Detailed Plans

It’s one thing to say “Pay attention to the details”, it’s quite another thing to know how to pay attention to the details. Like everything else in life, there are right ways to do this and wrong ways. Paying attention to the details is a learned skill. We can say some people are more detail oriented than others. This is partially due to their nature, but mostly due to their training. They have learned to be detail oriented. You can learn this skill too!

Planning and processes have a great deal to do with successful operations. To go into a task without a plan or without a process is going in to the task by just winging it. Winging it and seeing what happens is not the best way to a good outcome. It may work out. It might turn out alright. But chances are you will not be able to perform what you just did repeatedly with success.

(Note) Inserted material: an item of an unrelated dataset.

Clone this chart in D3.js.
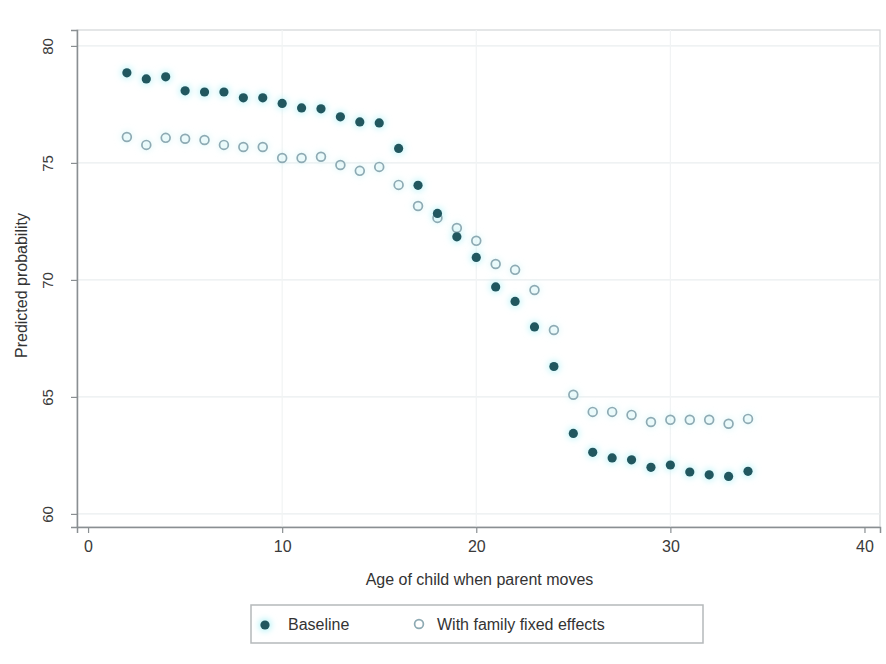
<!DOCTYPE html>
<html>
<head>
<meta charset="utf-8">
<script src="https://cdn.jsdelivr.net/npm/d3@7"></script>
<style>
  html, body { margin: 0; padding: 0; background: #ffffff; }
  svg { display: block; font-family: "Liberation Sans", Arial, sans-serif; }
</style>
</head>
<body>
<svg id="chart" width="886" height="664"></svg>
<script>
// Age of child when the parent moves (years)
const ages = [2,3,4,5,6,7,8,9,10,11,12,13,14,15,16,17,18,19,20,21,22,23,24,25,26,27,28,29,30,31,32,33,34];

// Predicted probability, baseline specification
const baseline = [78.85,78.59,78.68,78.08,78.03,78.03,77.78,77.78,77.54,77.35,77.31,76.97,76.75,76.71,
                  75.62,74.04,72.84,71.84,70.96,69.70,69.08,67.99,66.30,63.44,62.63,62.39,62.31,61.99,
                  62.09,61.79,61.67,61.60,61.82];

// Predicted probability, with family fixed effects
const familyFE = [76.11,75.77,76.07,76.03,75.98,75.77,75.68,75.68,75.21,75.21,75.26,74.91,74.66,74.83,
                  74.06,73.16,72.65,72.22,71.67,70.68,70.43,69.57,67.86,65.09,64.36,64.36,64.23,63.93,
                  64.02,64.02,64.02,63.85,64.06];

const xTicks = [0, 10, 20, 30, 40];
const yTicks = [60, 65, 70, 75, 80];
const seriesNames = ["Baseline", "With family fixed effects"];

const svg = d3.select("#chart");

// Plot region
const plotL = 77, plotR = 880, plotT = 30, plotB = 527;

const x = d3.scaleLinear().domain([-0.57, 40.8]).range([plotL, plotR]);
const y = d3.scaleLinear().domain([59.44, 80.68]).range([plotB, plotT]);

const defs = svg.append("defs");
defs.append("filter").attr("id", "halo")
  .attr("x", "-100%").attr("y", "-100%").attr("width", "300%").attr("height", "300%")
  .append("feGaussianBlur").attr("stdDeviation", 3.2);

// Plot background and frame
svg.append("rect")
  .attr("x", plotL).attr("y", plotT)
  .attr("width", plotR - plotL).attr("height", plotB - plotT)
  .attr("fill", "#ffffff")
  .attr("stroke", "#d2d6d8").attr("stroke-width", 1.2);

// Grid lines
svg.append("g").selectAll("line").data(yTicks).join("line")
  .attr("x1", plotL).attr("x2", plotR)
  .attr("y1", d => y(d)).attr("y2", d => y(d))
  .attr("stroke", "#eaeeef").attr("stroke-width", 1.2);

svg.append("g").selectAll("line").data(xTicks.slice(1, -1)).join("line")
  .attr("x1", d => x(d)).attr("x2", d => x(d))
  .attr("y1", plotT).attr("y2", plotB)
  .attr("stroke", "#f1f3f4").attr("stroke-width", 1.2);

// Axes
const xAxis = d3.axisBottom(x).tickValues(xTicks).tickSize(6).tickPadding(8);
const gx = svg.append("g").attr("transform", `translate(0,${plotB})`).call(xAxis);
gx.select(".domain").attr("stroke", "#8a8f92").attr("stroke-width", 1.5);
gx.selectAll(".tick line").attr("stroke", "#8a8f92").attr("stroke-width", 1.2);
gx.selectAll(".tick text").attr("font-size", 16).attr("fill", "#3a3a3a")
  .attr("font-family", "'Liberation Sans Narrow', 'Liberation Sans', Arial, sans-serif");

const yAxis = d3.axisLeft(y).tickValues(yTicks).tickSize(6).tickPadding(0);
const gy = svg.append("g").attr("transform", `translate(${plotL},0)`).call(yAxis);
gy.select(".domain").attr("stroke", "#8a8f92").attr("stroke-width", 1.5);
gy.selectAll(".tick line").attr("stroke", "#8a8f92").attr("stroke-width", 1.2);
gy.selectAll(".tick text")
  .attr("font-size", 15).attr("fill", "#3a3a3a")
  .attr("font-family", "'Liberation Sans Narrow', 'Liberation Sans', Arial, sans-serif")
  .attr("x", null).attr("dy", null)
  .attr("text-anchor", "middle")
  .attr("transform", "translate(-24,0) rotate(-90)");

// Axis titles
svg.append("text")
  .attr("x", (plotL + plotR) / 2 + 1).attr("y", 585)
  .attr("text-anchor", "middle").attr("font-size", 16).attr("fill", "#333")
  .text("Age of child when parent moves");

svg.append("text")
  .attr("transform", `translate(27,${(plotT + plotB) / 2 + 7}) rotate(-90)`)
  .attr("text-anchor", "middle").attr("font-size", 16).attr("fill", "#333")
  .text("Predicted probability");

// Soft halo behind the markers
const pts = svg.append("g");
pts.append("g").attr("filter", "url(#halo)").selectAll("circle")
  .data(ages.map((a, i) => [a, baseline[i]])).join("circle")
  .attr("cx", d => x(d[0])).attr("cy", d => y(d[1])).attr("r", 6.5)
  .attr("fill", "#b8f3f7").attr("opacity", 0.75);
pts.append("g").attr("filter", "url(#halo)").selectAll("circle")
  .data(ages.map((a, i) => [a, familyFE[i]])).join("circle")
  .attr("cx", d => x(d[0])).attr("cy", d => y(d[1])).attr("r", 6.5)
  .attr("fill", "#d4f5f7").attr("opacity", 0.6);

// Family fixed effects: hollow circles
pts.append("g").selectAll("circle")
  .data(ages.map((a, i) => [a, familyFE[i]])).join("circle")
  .attr("cx", d => x(d[0])).attr("cy", d => y(d[1])).attr("r", 4.4)
  .attr("fill", "none").attr("stroke", "#8eaab3").attr("stroke-width", 1.7);

// Baseline: solid markers
pts.append("g").selectAll("circle")
  .data(ages.map((a, i) => [a, baseline[i]])).join("circle")
  .attr("cx", d => x(d[0])).attr("cy", d => y(d[1])).attr("r", 4.6)
  .attr("fill", "#21575f");

// Legend
const lg = svg.append("g");
lg.append("rect")
  .attr("x", 251).attr("y", 605).attr("width", 452).attr("height", 38)
  .attr("fill", "#ffffff").attr("stroke", "#b5b9bb").attr("stroke-width", 1.5);
lg.append("circle").attr("cx", 265).attr("cy", 625).attr("r", 6.5)
  .attr("fill", "#b8f3f7").attr("filter", "url(#halo)");
lg.append("circle").attr("cx", 265).attr("cy", 625).attr("r", 4.6).attr("fill", "#21575f");
lg.append("text").attr("x", 288).attr("y", 630).attr("font-size", 16).attr("fill", "#333")
  .text(seriesNames[0]);
lg.append("circle").attr("cx", 419).attr("cy", 624).attr("r", 4.4)
  .attr("fill", "none").attr("stroke", "#8eaab3").attr("stroke-width", 1.7);
lg.append("text").attr("x", 437).attr("y", 630).attr("font-size", 16).attr("fill", "#333")
  .text(seriesNames[1]);
</script>
</body>
</html>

To have a consistent outcome, you need to have a process for what you are doing. In your process, the more precise you make your plan, the more detail is designed in, the more success you will have.

Imagine, if you will, a professional poker player. Yes, even they have a process, a plan with details before they go into competition. They do if they are the best, that is. First of all, they have to know the game. I mean really know it. They will have learned ALL the rules. They will have learned what the rules mean and what they don’t mean. The player will have studied other successful players. They will want to learn the things others have done, (and not done), that have made them successful. Great poker players will study human personality. They will know behavior patterns, facial and body expressions, and reactions. Professionals will have studied their competition. They will know everything about how their competition plays. With all this information and more, the professional poker player will carefully work out a process for how they play their game.

That’s not the end though. Once the process in placed in motion and used, the player monitors what works and what doesn’t work. He/she then makes corrections to the process. Adjustments are made based on the ever constant stream of new information. They continue to study and work out their game plan.

After all, how can you know what works and what doesn’t work if you don’t know what you did? If it worked one time does that make it good? If it failed one time does that make it bad? How do you evaluate what you are doing if there is no foundation (process) on which to build?

Details built into process and plans separate the great from the ordinary. Regardless of whether you are a professional poker player, throw darts, perform brain surgery, are a trial lawyer, run the 100 yard dash, are raising children, building a marriage or anything else for that matter. Plan your work. Work your plan. Adjust your plan. Repeat!